Over the past 20 years, internet usage and the number of foreign dancers have grown exponentially in Egypt. As a result, both the style and the business of Egyptian dance are amidst massive changes. Using a theoretical framework of attention economies, this research analyzes the ongoing modifications to Egyptian dance in today's digitally global world.

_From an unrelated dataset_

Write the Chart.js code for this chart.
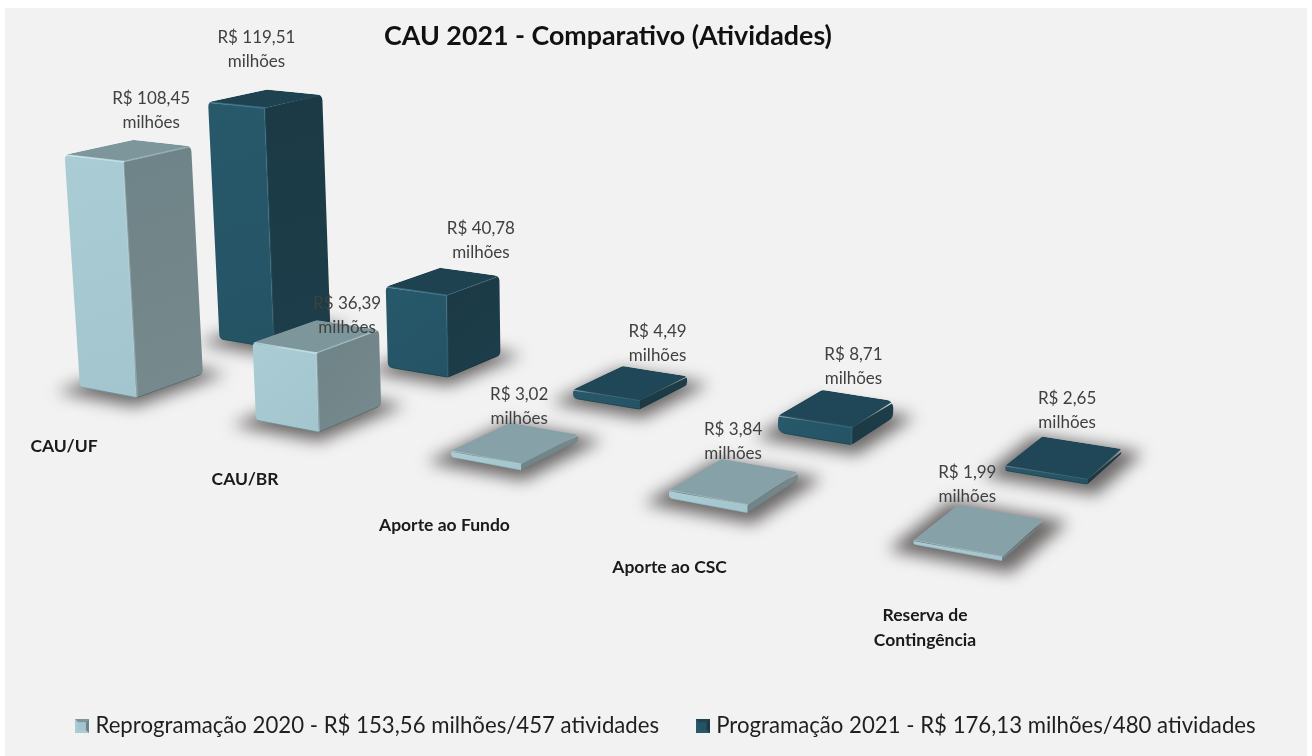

"The Gift of the Nile": Hydraulic Measurement, Textual Traditions, and the Scientific Revolution
Anthony Greco, History Department


From the ninth to the twentieth century, Abu al-Raddād and his descendants served as the Guardians of the Nilometer (Sahib al-Miqyās). The Guardians measured and reported the height of the Nile during the river's annual flood between June and September. In the eighteenth century, European natural philosophers formed delicate partnerships with the guardians of the Nilometer to challenge the textual traditions of scholasticism and make the scientific revolution. Preserved in Arabic chronicles, these measurements and the Nilometer which produced them continued to shape the history of modern science in Europe and Egypt during the nineteenth and twentieth centuries. The Nilometer tradition continued alongside and shaped newer methods of hydraulic measurement that engineers introduced to the Nile Valley during the modern period. Despite this prestigious legacy, the Nilometer met an inglorious end when the last descendent of Abu al-Raddād to perform this role was arrested for vagrancy, and the Nilometer was converted into a museum.